I was brought up not to believe in God, my Dad was a police man and my mom’s a nurse. I grew up listening to “God bothers all a bunch of nutters” and so on.
At the age of 13, I started using drugs, LSD, Speed, Weed and by the age of 18, I was addicted to Heroin and was smoking Crack. I fell pregnant and tried staying clean long enough to have my daughter Trinity (I hadn’t got a clue what that name meant I just thought it was different). When Trinity was born I tried to get clean but just kept falling back.
Six years on and I was still using, my partner left pretty much after Trinity was born. I had managed to keep a job as a secretary at a charity organization, where I met a woman (you know I cant remember her name, but God does so I ask him to bless her very often!) who had been ordained - I didn’t know what that meant either! She started talking to me at work and said she’d prayed for me to have some love. I just thought ‘yeah what ever God bothering Nutter!’ but she kept talking to me (she obviously knew there was something very wrong with me as I’m almost 6 foot tall and I weighed under 8 stone).
One day when she was talking to me I felt all strange and burst into tears and she told me that was God’s love and all I had to do was offer my life to him. I still held back.
Months went and I was struggling with just being alive. I’d tried everything to give up heroin. I’d sellotaped photos of Trinity to my arm and just ended up taking them off again. I was so desperate.

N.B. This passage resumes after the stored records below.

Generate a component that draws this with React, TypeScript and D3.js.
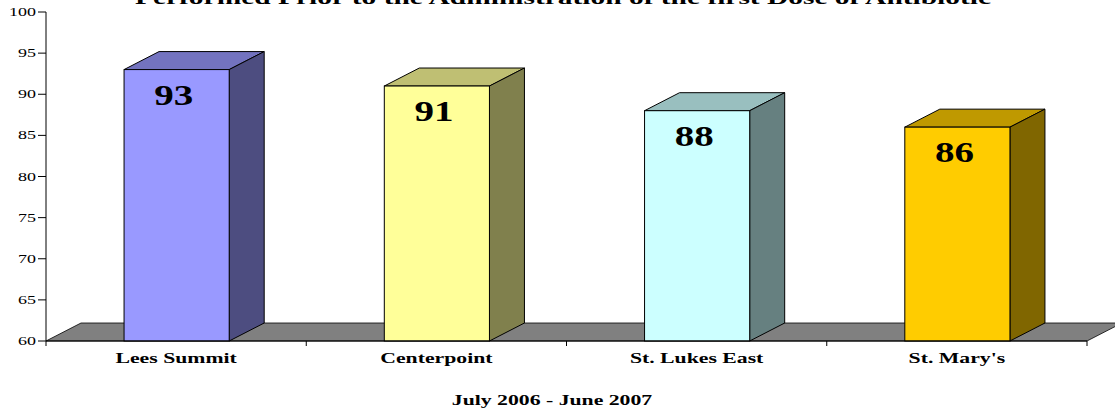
import React from "react";
import * as d3 from "d3";

const categories = ["Lees Summit", "Centerpoint", "St. Lukes East", "St. Mary's"];
const values = [93, 91, 88, 86];
const frontColors = ["#9999FF", "#FFFF99", "#CCFFFF", "#FFCC00"];
const topColors = ["#7373BF", "#BFBF73", "#99BFBF", "#BF9900"];
const sideColors = ["#4D4D80", "#80804D", "#668080", "#806600"];
const yTicks = [60, 65, 70, 75, 80, 85, 90, 95, 100];
const titleText = "Performed Prior to the Administration of the first Dose of Antibiotic";
const subtitleText = "July 2006 - June 2007";

const W = 1115;
const H = 412;
const DX = 35;
const DY = -18;
const SX = 1.5;

function Stretched({ x, y, sx, children, ...rest }: any) {
  return (
    <g transform={`translate(${x},${y}) scale(${sx},1)`}>
      <text x={0} y={0} {...rest}>
        {children}
      </text>
    </g>
  );
}

export default function App() {
  const y = d3.scaleLinear().domain([60, 100]).range([341, 12]);
  const x = d3.scaleBand<string>().domain(categories).range([46, 1087]);
  const bw = x.bandwidth() * 0.404;
  const y0 = y(60);
  const xEnd = x.range()[1];
  const font = "'Liberation Serif', 'Times New Roman', serif";

  return (
    <svg
      width={W}
      height={H}
      style={{ position: "absolute", left: 0, top: 0, background: "#fff" }}
      fontFamily={font}
    >
      {/* floor */}
      <path
        d={`M${46},${y0} L${46 + DX},${y0 + DY} L${xEnd + DX},${y0 + DY} L${xEnd},${y0} Z`}
        fill="#808080"
        stroke="#000"
        strokeWidth={0.8}
      />
      {/* bars */}
      {categories.map((c, i) => {
        const cx = (x(c) as number) + x.bandwidth() / 2 + 0.5;
        const x0 = cx - bw / 2;
        const x1 = cx + bw / 2;
        const yt = y(values[i]);
        return (
          <g key={c}>
            <path
              d={`M${x0},${yt} L${x0 + DX},${yt + DY} L${x1 + DX},${yt + DY} L${x1},${yt} Z`}
              fill={topColors[i]}
              stroke="#000"
              strokeWidth={1}
              strokeLinejoin="round"
            />
            <path
              d={`M${x1},${yt} L${x1 + DX},${yt + DY} L${x1 + DX},${y0 + DY} L${x1},${y0} Z`}
              fill={sideColors[i]}
              stroke="#000"
              strokeWidth={1}
              strokeLinejoin="round"
            />
            <rect
              x={x0}
              y={yt}
              width={bw}
              height={y0 - yt}
              fill={frontColors[i]}
              stroke="#000"
              strokeWidth={1}
            />
            <Stretched
              x={cx - 3}
              y={yt + 35}
              sx={1.3}
              textAnchor="middle"
              fontSize={30}
              fontWeight="bold"
              fill="#000"
            >
              {values[i]}
            </Stretched>
          </g>
        );
      })}
      {/* y axis */}
      <line x1={46} x2={46} y1={y(100)} y2={y0 + 5} stroke="#000" strokeWidth={1} />
      {yTicks.map((t) => (
        <g key={t}>
          <line x1={38} x2={46} y1={y(t)} y2={y(t)} stroke="#000" strokeWidth={1} />
          <Stretched x={36} y={y(t) + 4} sx={SX} textAnchor="end" fontSize={12} fill="#000">
            {t}
          </Stretched>
        </g>
      ))}
      {/* x axis */}
      <line x1={46} x2={xEnd} y1={y0} y2={y0} stroke="#000" strokeWidth={1} />
      {categories.map((c) => (
        <line
          key={"t" + c}
          x1={(x(c) as number) + x.bandwidth()}
          x2={(x(c) as number) + x.bandwidth()}
          y1={y0}
          y2={y0 + 5}
          stroke="#000"
          strokeWidth={1}
        />
      ))}
      {categories.map((c) => (
        <Stretched
          key={"l" + c}
          x={(x(c) as number) + x.bandwidth() / 2}
          y={363}
          sx={SX}
          textAnchor="middle"
          fontSize={14.5}
          fontWeight="bold"
          fill="#000"
        >
          {c}
        </Stretched>
      ))}
      <Stretched x={552} y={405} sx={SX} textAnchor="middle" fontSize={14.5} fontWeight="bold" fill="#000">
        {subtitleText}
      </Stretched>
      <Stretched x={563} y={4} sx={1.55} textAnchor="middle" fontSize={19} fontWeight="bold" fill="#000">
        {titleText}
      </Stretched>
    </svg>
  );
}
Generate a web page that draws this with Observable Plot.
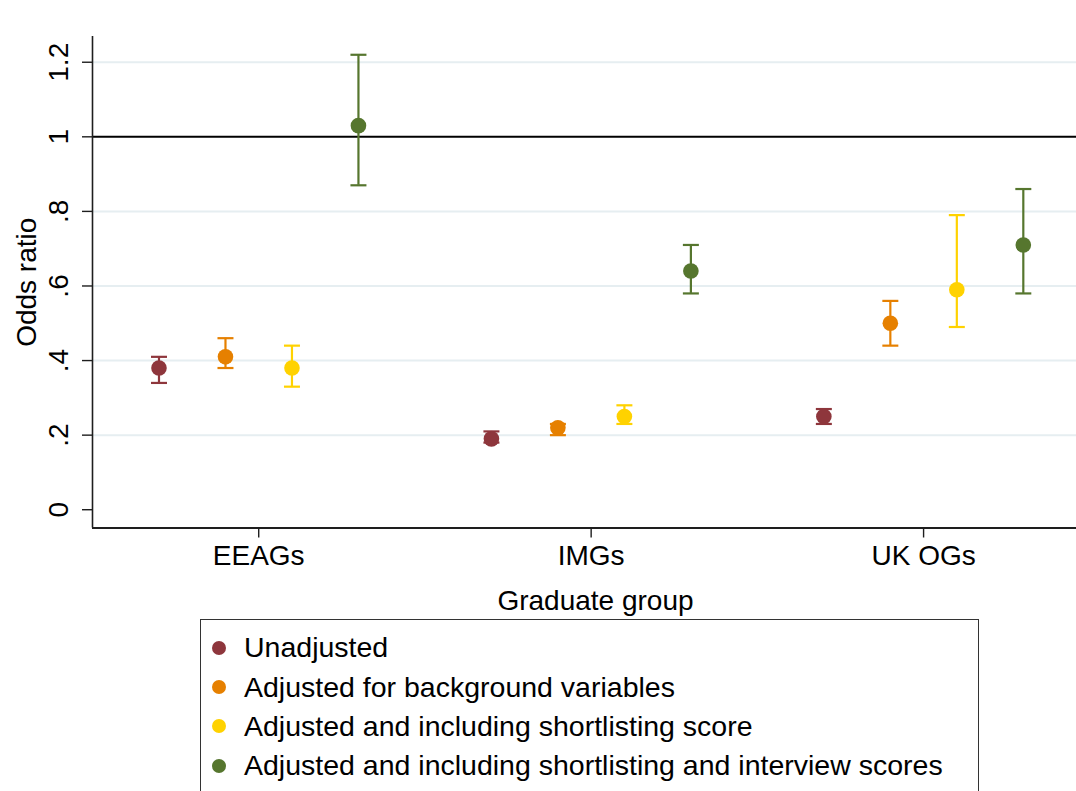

It was Valentines day 2004 and on that evening I stood naked in the mirror and just knew I was killing myself. That night in bed I prayed. I had never prayed before. I said “God I’m handing my life over to you, I’m not asking for you to make me stop but please give me the strength to help me”.
I never used again. I said for years it would be too rude not to believe in God! I am fully aware that God is real, we play games together, I love him more than I can express, he is my best friend.
God has done so many amazing things in my life that even my parents are questioning there own beliefs. I praise God with all my heart and soul.